### [WRITTEN PROBLEM]
Return the records from the first line through the line containing "Chart.register(...registerables);", and leave out the pictures.

(Charts and diagrams as code)

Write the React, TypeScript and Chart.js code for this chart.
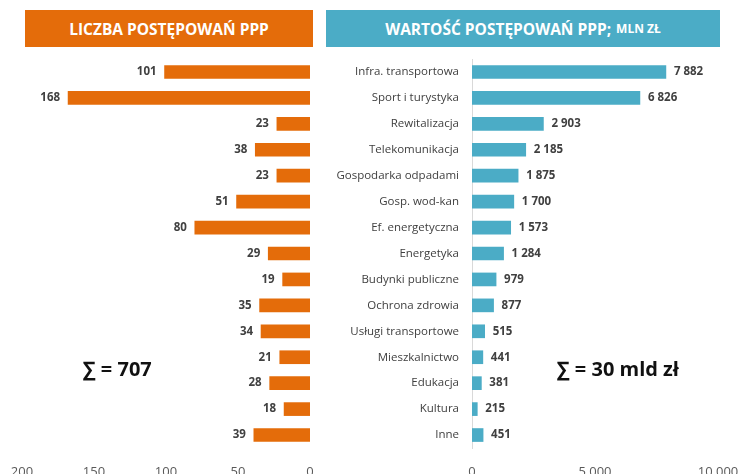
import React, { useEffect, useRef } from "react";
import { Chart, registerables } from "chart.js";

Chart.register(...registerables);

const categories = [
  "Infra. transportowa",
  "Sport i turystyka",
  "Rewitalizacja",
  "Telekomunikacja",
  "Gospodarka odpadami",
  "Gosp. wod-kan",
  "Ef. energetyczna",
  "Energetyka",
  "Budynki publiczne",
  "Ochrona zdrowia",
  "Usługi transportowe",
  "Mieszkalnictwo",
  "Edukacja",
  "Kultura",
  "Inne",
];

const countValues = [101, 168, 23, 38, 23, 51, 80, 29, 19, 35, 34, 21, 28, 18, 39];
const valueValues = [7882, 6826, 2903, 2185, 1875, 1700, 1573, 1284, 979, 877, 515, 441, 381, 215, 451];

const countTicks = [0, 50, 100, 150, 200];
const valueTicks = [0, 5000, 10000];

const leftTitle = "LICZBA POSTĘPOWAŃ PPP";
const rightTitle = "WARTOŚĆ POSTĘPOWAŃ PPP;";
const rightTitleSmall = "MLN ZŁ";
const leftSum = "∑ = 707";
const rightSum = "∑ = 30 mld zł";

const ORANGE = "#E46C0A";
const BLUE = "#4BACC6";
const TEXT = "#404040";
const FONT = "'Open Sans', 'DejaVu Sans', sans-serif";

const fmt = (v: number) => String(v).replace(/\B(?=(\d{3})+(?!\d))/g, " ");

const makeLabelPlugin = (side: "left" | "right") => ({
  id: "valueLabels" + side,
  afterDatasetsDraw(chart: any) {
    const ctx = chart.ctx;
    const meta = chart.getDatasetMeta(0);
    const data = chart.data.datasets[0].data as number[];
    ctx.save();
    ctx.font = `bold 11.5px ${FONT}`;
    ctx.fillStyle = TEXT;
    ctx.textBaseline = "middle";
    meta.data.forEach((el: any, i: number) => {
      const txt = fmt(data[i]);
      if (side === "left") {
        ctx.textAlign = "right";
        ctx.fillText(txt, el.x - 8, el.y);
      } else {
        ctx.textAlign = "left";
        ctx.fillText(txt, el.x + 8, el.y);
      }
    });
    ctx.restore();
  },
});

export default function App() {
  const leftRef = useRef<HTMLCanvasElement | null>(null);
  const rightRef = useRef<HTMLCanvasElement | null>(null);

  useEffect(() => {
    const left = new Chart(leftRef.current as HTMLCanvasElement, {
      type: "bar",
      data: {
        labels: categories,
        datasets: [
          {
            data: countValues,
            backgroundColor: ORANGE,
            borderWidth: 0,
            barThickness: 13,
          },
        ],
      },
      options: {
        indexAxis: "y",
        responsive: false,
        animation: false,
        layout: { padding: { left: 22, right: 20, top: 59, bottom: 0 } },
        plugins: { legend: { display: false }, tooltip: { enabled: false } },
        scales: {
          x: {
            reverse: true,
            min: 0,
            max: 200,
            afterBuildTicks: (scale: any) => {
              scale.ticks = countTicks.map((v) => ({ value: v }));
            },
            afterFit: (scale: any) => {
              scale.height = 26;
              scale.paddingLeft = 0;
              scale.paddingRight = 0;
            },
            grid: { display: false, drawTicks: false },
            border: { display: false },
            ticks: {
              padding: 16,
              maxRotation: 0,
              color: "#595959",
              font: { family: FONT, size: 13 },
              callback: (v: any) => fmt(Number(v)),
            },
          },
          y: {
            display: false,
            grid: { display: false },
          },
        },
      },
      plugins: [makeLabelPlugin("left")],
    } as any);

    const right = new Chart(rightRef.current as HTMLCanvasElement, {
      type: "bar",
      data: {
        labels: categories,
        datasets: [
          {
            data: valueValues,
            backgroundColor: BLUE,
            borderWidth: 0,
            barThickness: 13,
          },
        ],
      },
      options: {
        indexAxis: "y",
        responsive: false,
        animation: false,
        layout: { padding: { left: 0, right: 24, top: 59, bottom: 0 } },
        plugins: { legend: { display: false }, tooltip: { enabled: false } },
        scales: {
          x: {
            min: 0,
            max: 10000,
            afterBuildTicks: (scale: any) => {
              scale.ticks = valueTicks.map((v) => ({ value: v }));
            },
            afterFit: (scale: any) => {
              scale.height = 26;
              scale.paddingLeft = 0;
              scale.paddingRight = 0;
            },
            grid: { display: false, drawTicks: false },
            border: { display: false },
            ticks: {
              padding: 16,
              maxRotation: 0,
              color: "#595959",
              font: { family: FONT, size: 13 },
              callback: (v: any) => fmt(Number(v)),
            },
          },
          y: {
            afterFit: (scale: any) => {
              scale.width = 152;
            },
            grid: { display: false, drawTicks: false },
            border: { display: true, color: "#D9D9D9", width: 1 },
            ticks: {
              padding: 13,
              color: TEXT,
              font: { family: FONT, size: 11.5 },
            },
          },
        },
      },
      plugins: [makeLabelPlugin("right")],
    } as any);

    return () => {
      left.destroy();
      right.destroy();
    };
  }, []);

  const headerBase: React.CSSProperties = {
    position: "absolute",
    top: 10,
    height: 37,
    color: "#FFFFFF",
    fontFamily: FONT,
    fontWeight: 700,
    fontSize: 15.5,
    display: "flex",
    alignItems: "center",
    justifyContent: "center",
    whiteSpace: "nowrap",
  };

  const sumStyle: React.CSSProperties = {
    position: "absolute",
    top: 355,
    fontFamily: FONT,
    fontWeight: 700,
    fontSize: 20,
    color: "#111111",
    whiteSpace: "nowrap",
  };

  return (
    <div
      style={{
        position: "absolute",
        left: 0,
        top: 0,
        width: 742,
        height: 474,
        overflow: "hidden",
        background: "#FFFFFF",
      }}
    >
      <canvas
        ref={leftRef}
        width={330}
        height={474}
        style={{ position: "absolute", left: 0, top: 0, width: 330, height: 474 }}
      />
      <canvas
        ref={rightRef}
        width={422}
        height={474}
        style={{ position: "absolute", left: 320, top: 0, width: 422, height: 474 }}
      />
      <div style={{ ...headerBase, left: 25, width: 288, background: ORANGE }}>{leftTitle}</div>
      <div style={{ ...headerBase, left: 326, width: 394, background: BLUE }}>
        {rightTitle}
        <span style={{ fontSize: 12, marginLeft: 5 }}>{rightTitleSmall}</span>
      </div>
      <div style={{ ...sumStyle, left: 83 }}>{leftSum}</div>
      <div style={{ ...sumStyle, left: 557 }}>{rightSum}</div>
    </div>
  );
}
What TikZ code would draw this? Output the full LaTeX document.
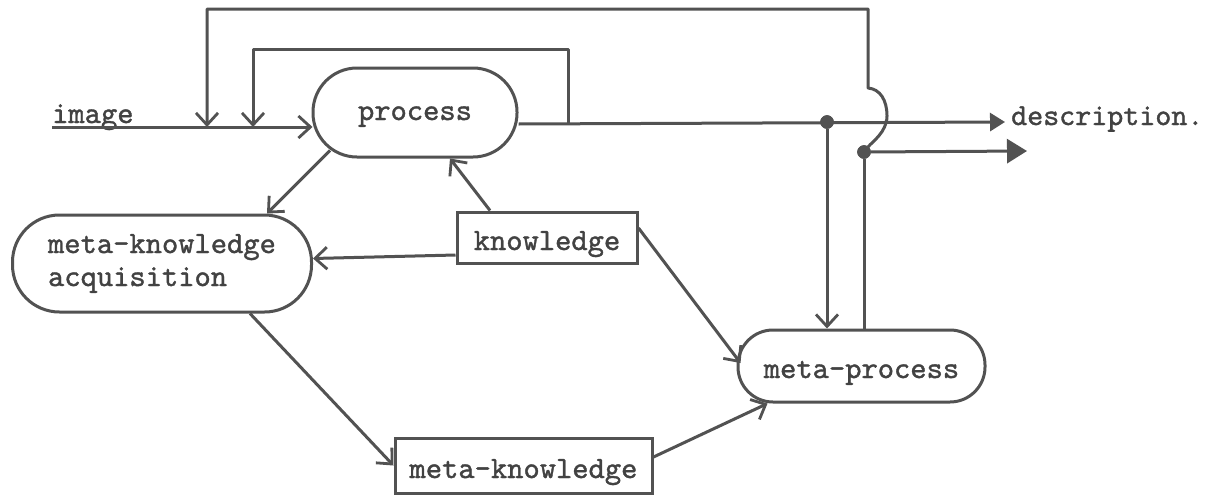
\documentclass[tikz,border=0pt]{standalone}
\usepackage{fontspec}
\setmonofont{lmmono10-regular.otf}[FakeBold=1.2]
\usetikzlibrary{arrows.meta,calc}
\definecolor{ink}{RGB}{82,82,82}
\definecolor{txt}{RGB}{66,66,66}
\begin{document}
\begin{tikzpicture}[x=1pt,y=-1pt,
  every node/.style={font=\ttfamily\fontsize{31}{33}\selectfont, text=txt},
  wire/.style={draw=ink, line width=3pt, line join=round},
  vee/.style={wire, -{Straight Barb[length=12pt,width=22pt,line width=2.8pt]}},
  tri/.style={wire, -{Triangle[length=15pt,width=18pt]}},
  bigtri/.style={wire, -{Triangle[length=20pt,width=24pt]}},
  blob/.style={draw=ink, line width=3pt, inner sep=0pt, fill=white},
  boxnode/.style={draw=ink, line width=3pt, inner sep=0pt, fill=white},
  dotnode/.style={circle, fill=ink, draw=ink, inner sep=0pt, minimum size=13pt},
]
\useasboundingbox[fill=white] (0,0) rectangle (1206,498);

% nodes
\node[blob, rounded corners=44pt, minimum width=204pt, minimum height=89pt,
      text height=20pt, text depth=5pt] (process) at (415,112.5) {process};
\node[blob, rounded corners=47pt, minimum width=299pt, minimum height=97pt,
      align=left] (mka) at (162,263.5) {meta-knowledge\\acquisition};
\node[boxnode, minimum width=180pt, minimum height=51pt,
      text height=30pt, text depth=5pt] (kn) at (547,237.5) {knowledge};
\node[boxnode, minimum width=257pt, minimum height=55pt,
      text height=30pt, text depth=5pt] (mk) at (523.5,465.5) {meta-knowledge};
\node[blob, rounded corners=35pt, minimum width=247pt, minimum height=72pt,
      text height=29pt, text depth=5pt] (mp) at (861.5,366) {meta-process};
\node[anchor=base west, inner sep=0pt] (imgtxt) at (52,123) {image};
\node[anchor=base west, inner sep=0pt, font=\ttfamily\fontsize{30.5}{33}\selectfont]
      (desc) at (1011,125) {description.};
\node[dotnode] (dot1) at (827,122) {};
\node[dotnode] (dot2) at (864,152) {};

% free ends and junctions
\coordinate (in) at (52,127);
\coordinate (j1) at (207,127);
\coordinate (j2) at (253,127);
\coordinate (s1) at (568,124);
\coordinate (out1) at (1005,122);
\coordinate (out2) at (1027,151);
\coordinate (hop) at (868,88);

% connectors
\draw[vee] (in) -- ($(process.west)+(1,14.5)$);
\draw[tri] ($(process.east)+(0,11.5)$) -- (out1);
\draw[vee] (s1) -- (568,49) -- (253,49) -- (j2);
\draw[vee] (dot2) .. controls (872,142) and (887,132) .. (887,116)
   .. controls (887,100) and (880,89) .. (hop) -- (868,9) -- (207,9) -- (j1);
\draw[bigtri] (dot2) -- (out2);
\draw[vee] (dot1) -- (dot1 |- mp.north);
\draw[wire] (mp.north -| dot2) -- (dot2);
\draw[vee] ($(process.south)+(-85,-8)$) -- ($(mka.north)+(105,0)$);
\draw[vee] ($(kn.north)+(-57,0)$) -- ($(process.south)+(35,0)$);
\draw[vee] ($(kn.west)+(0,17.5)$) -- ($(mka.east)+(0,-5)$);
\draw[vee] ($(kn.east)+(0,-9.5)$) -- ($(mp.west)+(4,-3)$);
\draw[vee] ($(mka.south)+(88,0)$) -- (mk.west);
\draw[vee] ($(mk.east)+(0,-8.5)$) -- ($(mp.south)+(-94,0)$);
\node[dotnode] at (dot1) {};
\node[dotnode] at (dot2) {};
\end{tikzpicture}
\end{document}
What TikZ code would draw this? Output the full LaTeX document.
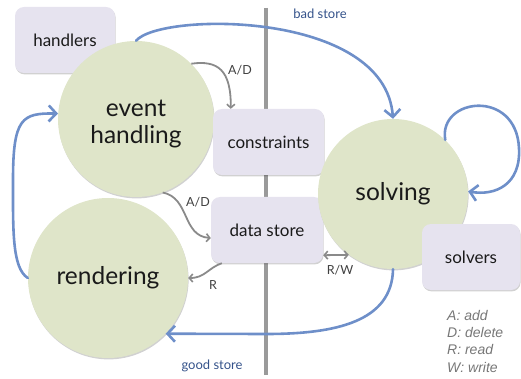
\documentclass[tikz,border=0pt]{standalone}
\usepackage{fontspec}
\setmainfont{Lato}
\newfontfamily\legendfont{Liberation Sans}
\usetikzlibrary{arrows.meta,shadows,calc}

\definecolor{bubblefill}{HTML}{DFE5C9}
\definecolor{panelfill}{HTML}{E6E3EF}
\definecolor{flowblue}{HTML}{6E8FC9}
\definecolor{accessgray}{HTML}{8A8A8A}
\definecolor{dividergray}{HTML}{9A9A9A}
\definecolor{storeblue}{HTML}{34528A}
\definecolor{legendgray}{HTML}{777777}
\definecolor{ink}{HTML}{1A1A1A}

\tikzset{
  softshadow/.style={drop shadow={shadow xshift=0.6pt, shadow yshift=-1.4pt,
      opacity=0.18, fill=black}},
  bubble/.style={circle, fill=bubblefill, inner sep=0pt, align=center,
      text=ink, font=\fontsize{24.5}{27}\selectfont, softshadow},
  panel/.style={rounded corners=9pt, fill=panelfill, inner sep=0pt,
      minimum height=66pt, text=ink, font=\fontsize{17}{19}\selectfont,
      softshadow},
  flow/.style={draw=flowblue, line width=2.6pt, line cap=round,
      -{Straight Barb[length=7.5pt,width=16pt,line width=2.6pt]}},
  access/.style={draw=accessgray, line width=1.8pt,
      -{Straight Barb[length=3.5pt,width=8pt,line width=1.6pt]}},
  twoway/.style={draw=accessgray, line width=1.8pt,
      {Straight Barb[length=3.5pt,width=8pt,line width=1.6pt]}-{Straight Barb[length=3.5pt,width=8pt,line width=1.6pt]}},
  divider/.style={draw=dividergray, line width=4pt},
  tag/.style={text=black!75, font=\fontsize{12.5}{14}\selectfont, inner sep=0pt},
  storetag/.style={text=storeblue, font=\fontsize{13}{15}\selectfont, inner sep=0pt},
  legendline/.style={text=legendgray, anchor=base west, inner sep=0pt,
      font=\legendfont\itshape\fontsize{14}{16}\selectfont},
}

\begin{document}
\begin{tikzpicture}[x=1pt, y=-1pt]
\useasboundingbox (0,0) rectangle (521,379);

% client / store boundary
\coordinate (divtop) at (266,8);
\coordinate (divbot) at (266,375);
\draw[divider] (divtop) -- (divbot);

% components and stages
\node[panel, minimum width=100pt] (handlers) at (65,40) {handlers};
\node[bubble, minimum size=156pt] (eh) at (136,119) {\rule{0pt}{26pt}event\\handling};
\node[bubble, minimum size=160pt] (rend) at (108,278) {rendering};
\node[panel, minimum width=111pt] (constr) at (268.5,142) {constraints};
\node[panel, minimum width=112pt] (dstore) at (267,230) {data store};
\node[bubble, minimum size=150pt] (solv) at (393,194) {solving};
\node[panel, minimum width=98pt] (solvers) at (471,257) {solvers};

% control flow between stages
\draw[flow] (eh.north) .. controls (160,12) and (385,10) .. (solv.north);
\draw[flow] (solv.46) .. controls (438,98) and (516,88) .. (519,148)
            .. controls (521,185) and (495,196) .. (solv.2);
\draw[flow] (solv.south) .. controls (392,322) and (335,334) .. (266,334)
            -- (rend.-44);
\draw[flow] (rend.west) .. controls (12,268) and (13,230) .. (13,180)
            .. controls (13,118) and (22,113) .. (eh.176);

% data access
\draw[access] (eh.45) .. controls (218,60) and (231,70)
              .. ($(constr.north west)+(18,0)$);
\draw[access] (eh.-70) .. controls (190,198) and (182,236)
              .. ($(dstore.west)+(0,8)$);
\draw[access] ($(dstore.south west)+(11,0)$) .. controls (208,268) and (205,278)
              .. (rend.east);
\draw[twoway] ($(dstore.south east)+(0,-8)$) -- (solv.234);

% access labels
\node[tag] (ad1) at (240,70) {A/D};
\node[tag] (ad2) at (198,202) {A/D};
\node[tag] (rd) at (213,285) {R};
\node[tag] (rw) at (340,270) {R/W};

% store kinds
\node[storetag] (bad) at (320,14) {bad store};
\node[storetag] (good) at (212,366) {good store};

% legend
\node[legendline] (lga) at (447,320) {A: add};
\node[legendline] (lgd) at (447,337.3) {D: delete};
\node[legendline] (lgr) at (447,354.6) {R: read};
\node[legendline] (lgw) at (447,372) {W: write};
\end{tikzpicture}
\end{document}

### [FINISHED TASK]
Write the React, TypeScript and Chart.js code for this chart.
import React, { useEffect, useRef } from "react";
import { Chart, registerables } from "chart.js";

Chart.register(...registerables);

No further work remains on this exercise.